**Task statement:**
Give the listing again exactly, omitting its images.
** START OF Source material **
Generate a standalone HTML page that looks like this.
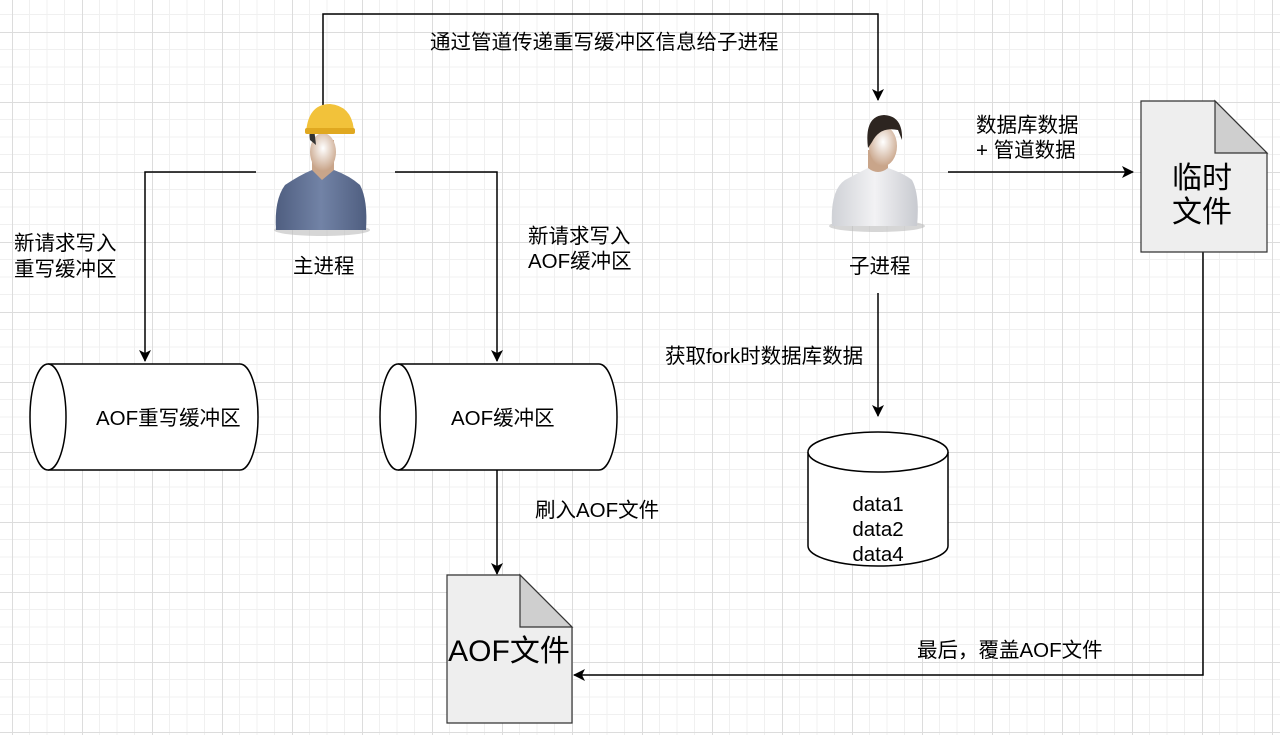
<!DOCTYPE html>
<html><head><meta charset="utf-8"><style>
html,body{margin:0;padding:0;background:#fff;}
svg{display:block;font-family:"Liberation Sans","Noto Sans CJK SC",sans-serif;}
</style></head><body>
<svg width="1280" height="735" viewBox="0 0 1280 735" xmlns="http://www.w3.org/2000/svg">
<defs>
<pattern id="g" x="12" y="32" width="70" height="70" patternUnits="userSpaceOnUse">
<path d="M17.5 0V70M35 0V70M52.5 0V70M0 17.5H70M0 35H70M0 52.5H70" stroke="#f0f0f0" stroke-width="1"/>
<path d="M0.5 0V70M0 0.5H70" stroke="#dcdcdc" stroke-width="1"/>
</pattern>
<marker id="a" markerWidth="12" markerHeight="12" refX="11" refY="6" orient="auto" markerUnits="userSpaceOnUse">
<path d="M0 0L12 6L0 12L3 6Z" fill="#000"/></marker>
<radialGradient id="face" cx="0.5" cy="0.4" r="0.6"><stop offset="0" stop-color="#fff"/><stop offset="1" stop-color="#c9a58a"/></radialGradient>
<linearGradient id="shirt" x1="0" x2="1"><stop offset="0" stop-color="#4f5e80"/><stop offset="0.5" stop-color="#7283a6"/><stop offset="1" stop-color="#4f5e80"/></linearGradient>
<linearGradient id="tee" x1="0" x2="1"><stop offset="0" stop-color="#cfd1d6"/><stop offset="0.5" stop-color="#f2f2f4"/><stop offset="1" stop-color="#c8cad0"/></linearGradient>
</defs>
<rect width="1280" height="735" fill="url(#g)"/>
<g fill="none" stroke="#000" stroke-width="1.5">
<path d="M323 105V14H878V100" marker-end="url(#a)"/>
<path d="M256 172H145V361" marker-end="url(#a)"/>
<path d="M395 172H497V361" marker-end="url(#a)"/>
<path d="M878 293V416" marker-end="url(#a)"/>
<path d="M948 172H1133" marker-end="url(#a)"/>
<path d="M497 470V574" marker-end="url(#a)"/>
<path d="M1203 252V675H574" marker-end="url(#a)"/>
</g>
<!-- worker -->
<ellipse cx="322" cy="230" rx="48" ry="6" fill="#bbb" opacity="0.6"/>
<path d="M276 230 Q274 200 285 185 Q300 175 312 170 L334 170 Q350 176 360 185 Q368 200 366 230Z" fill="url(#shirt)"/>
<path d="M312 140 L312 170 L322 180 L334 170 L334 140Z" fill="#c9a58a"/>
<ellipse cx="323" cy="152" rx="13" ry="19" fill="url(#face)"/>
<path d="M310 140 Q308 130 314 128 L316 145Z" fill="#333"/>
<path d="M306 133 Q308 104 330 104 Q352 106 354 131Z" fill="#f2c23a"/>
<rect x="305" y="128" width="50" height="6" rx="2" fill="#e0a820"/>
<!-- child -->
<ellipse cx="877" cy="226" rx="48" ry="6" fill="#bbb" opacity="0.6"/>
<path d="M832 226 Q830 190 845 180 Q860 172 868 168 L888 168 Q905 174 912 180 Q920 195 917 226Z" fill="url(#tee)"/>
<path d="M868 150 L868 168 Q878 176 888 168 L888 150Z" fill="#c9a58a"/>
<ellipse cx="883" cy="146" rx="14" ry="20" fill="url(#face)"/>
<path d="M868 148 Q864 116 884 115 Q903 116 902 140 L898 130 Q880 126 872 142Z" fill="#2d2520"/>
<!-- cylinders -->
<g stroke="#000" stroke-width="1.5" fill="#fff">
<path d="M48 364H240A18 53 0 0 1 240 470H48A18 53 0 0 1 48 364Z"/>
<path d="M48 364A18 53 0 0 1 48 470"/>
<path d="M398 364H599A18 53 0 0 1 599 470H398A18 53 0 0 1 398 364Z"/>
<path d="M398 364A18 53 0 0 1 398 470"/>
<path d="M808 452V546A70 20 0 0 0 948 546V452A70 20 0 0 0 808 452Z"/>
<path d="M808 452A70 20 0 0 0 948 452"/>
</g>
<!-- docs -->
<g stroke="#333" stroke-width="1.2">
<path d="M1141 101H1215L1267 153V252H1141Z" fill="#eeeeee"/>
<path d="M1215 101V153H1267Z" fill="#cfcfcf"/>
<path d="M447 575H520L572 627V723H447Z" fill="#eeeeee"/>
<path d="M520 575V627H572Z" fill="#cfcfcf"/>
</g>
<g font-size="20.5" fill="#000">
<text x="430" y="49">通过管道传递重写缓冲区信息给子进程</text>
<text x="14" y="250">新请求写入</text>
<text x="14" y="276">重写缓冲区</text>
<text x="528" y="243">新请求写入</text>
<text x="528" y="268">AOF缓冲区</text>
<text x="293" y="273">主进程</text>
<text x="849" y="273">子进程</text>
<text x="976" y="132">数据库数据</text>
<text x="976" y="157">+ 管道数据</text>
<text x="665" y="363">获取fork时数据库数据</text>
<text x="535" y="517">刷入AOF文件</text>
<text x="917" y="657">最后，覆盖AOF文件</text>
<text x="96" y="425">AOF重写缓冲区</text>
<text x="451" y="425">AOF缓冲区</text>
<text x="878" y="511" text-anchor="middle">data1</text>
<text x="878" y="536" text-anchor="middle">data2</text>
<text x="878" y="561" text-anchor="middle">data4</text>
</g>
<g font-size="30" fill="#000" text-anchor="middle">
<text x="1202" y="188">临时</text>
<text x="1202" y="222">文件</text>
<text x="509" y="661">AOF文件</text>
</g>
</svg>
</body></html>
** END OF Source material **
**Response to this exercise:**
Generate a standalone HTML page that looks like this.
<!DOCTYPE html>
<html><head><meta charset="utf-8"><style>
html,body{margin:0;padding:0;background:#fff;}
svg{display:block;font-family:"Liberation Sans","Noto Sans CJK SC",sans-serif;}
</style></head><body>
<svg width="1280" height="735" viewBox="0 0 1280 735" xmlns="http://www.w3.org/2000/svg">
<defs>
<pattern id="g" x="12" y="32" width="70" height="70" patternUnits="userSpaceOnUse">
<path d="M17.5 0V70M35 0V70M52.5 0V70M0 17.5H70M0 35H70M0 52.5H70" stroke="#f0f0f0" stroke-width="1"/>
<path d="M0.5 0V70M0 0.5H70" stroke="#dcdcdc" stroke-width="1"/>
</pattern>
<marker id="a" markerWidth="12" markerHeight="12" refX="11" refY="6" orient="auto" markerUnits="userSpaceOnUse">
<path d="M0 0L12 6L0 12L3 6Z" fill="#000"/></marker>
<radialGradient id="face" cx="0.5" cy="0.4" r="0.6"><stop offset="0" stop-color="#fff"/><stop offset="1" stop-color="#c9a58a"/></radialGradient>
<linearGradient id="shirt" x1="0" x2="1"><stop offset="0" stop-color="#4f5e80"/><stop offset="0.5" stop-color="#7283a6"/><stop offset="1" stop-color="#4f5e80"/></linearGradient>
<linearGradient id="tee" x1="0" x2="1"><stop offset="0" stop-color="#cfd1d6"/><stop offset="0.5" stop-color="#f2f2f4"/><stop offset="1" stop-color="#c8cad0"/></linearGradient>
</defs>
<rect width="1280" height="735" fill="url(#g)"/>
<g fill="none" stroke="#000" stroke-width="1.5">
<path d="M323 105V14H878V100" marker-end="url(#a)"/>
<path d="M256 172H145V361" marker-end="url(#a)"/>
<path d="M395 172H497V361" marker-end="url(#a)"/>
<path d="M878 293V416" marker-end="url(#a)"/>
<path d="M948 172H1133" marker-end="url(#a)"/>
<path d="M497 470V574" marker-end="url(#a)"/>
<path d="M1203 252V675H574" marker-end="url(#a)"/>
</g>
<!-- worker -->
<ellipse cx="322" cy="230" rx="48" ry="6" fill="#bbb" opacity="0.6"/>
<path d="M276 230 Q274 200 285 185 Q300 175 312 170 L334 170 Q350 176 360 185 Q368 200 366 230Z" fill="url(#shirt)"/>
<path d="M312 140 L312 170 L322 180 L334 170 L334 140Z" fill="#c9a58a"/>
<ellipse cx="323" cy="152" rx="13" ry="19" fill="url(#face)"/>
<path d="M310 140 Q308 130 314 128 L316 145Z" fill="#333"/>
<path d="M306 133 Q308 104 330 104 Q352 106 354 131Z" fill="#f2c23a"/>
<rect x="305" y="128" width="50" height="6" rx="2" fill="#e0a820"/>
<!-- child -->
<ellipse cx="877" cy="226" rx="48" ry="6" fill="#bbb" opacity="0.6"/>
<path d="M832 226 Q830 190 845 180 Q860 172 868 168 L888 168 Q905 174 912 180 Q920 195 917 226Z" fill="url(#tee)"/>
<path d="M868 150 L868 168 Q878 176 888 168 L888 150Z" fill="#c9a58a"/>
<ellipse cx="883" cy="146" rx="14" ry="20" fill="url(#face)"/>
<path d="M868 148 Q864 116 884 115 Q903 116 902 140 L898 130 Q880 126 872 142Z" fill="#2d2520"/>
<!-- cylinders -->
<g stroke="#000" stroke-width="1.5" fill="#fff">
<path d="M48 364H240A18 53 0 0 1 240 470H48A18 53 0 0 1 48 364Z"/>
<path d="M48 364A18 53 0 0 1 48 470"/>
<path d="M398 364H599A18 53 0 0 1 599 470H398A18 53 0 0 1 398 364Z"/>
<path d="M398 364A18 53 0 0 1 398 470"/>
<path d="M808 452V546A70 20 0 0 0 948 546V452A70 20 0 0 0 808 452Z"/>
<path d="M808 452A70 20 0 0 0 948 452"/>
</g>
<!-- docs -->
<g stroke="#333" stroke-width="1.2">
<path d="M1141 101H1215L1267 153V252H1141Z" fill="#eeeeee"/>
<path d="M1215 101V153H1267Z" fill="#cfcfcf"/>
<path d="M447 575H520L572 627V723H447Z" fill="#eeeeee"/>
<path d="M520 575V627H572Z" fill="#cfcfcf"/>
</g>
<g font-size="20.5" fill="#000">
<text x="430" y="49">通过管道传递重写缓冲区信息给子进程</text>
<text x="14" y="250">新请求写入</text>
<text x="14" y="276">重写缓冲区</text>
<text x="528" y="243">新请求写入</text>
<text x="528" y="268">AOF缓冲区</text>
<text x="293" y="273">主进程</text>
<text x="849" y="273">子进程</text>
<text x="976" y="132">数据库数据</text>
<text x="976" y="157">+ 管道数据</text>
<text x="665" y="363">获取fork时数据库数据</text>
<text x="535" y="517">刷入AOF文件</text>
<text x="917" y="657">最后，覆盖AOF文件</text>
<text x="96" y="425">AOF重写缓冲区</text>
<text x="451" y="425">AOF缓冲区</text>
<text x="878" y="511" text-anchor="middle">data1</text>
<text x="878" y="536" text-anchor="middle">data2</text>
<text x="878" y="561" text-anchor="middle">data4</text>
</g>
<g font-size="30" fill="#000" text-anchor="middle">
<text x="1202" y="188">临时</text>
<text x="1202" y="222">文件</text>
<text x="509" y="661">AOF文件</text>
</g>
</svg>
</body></html>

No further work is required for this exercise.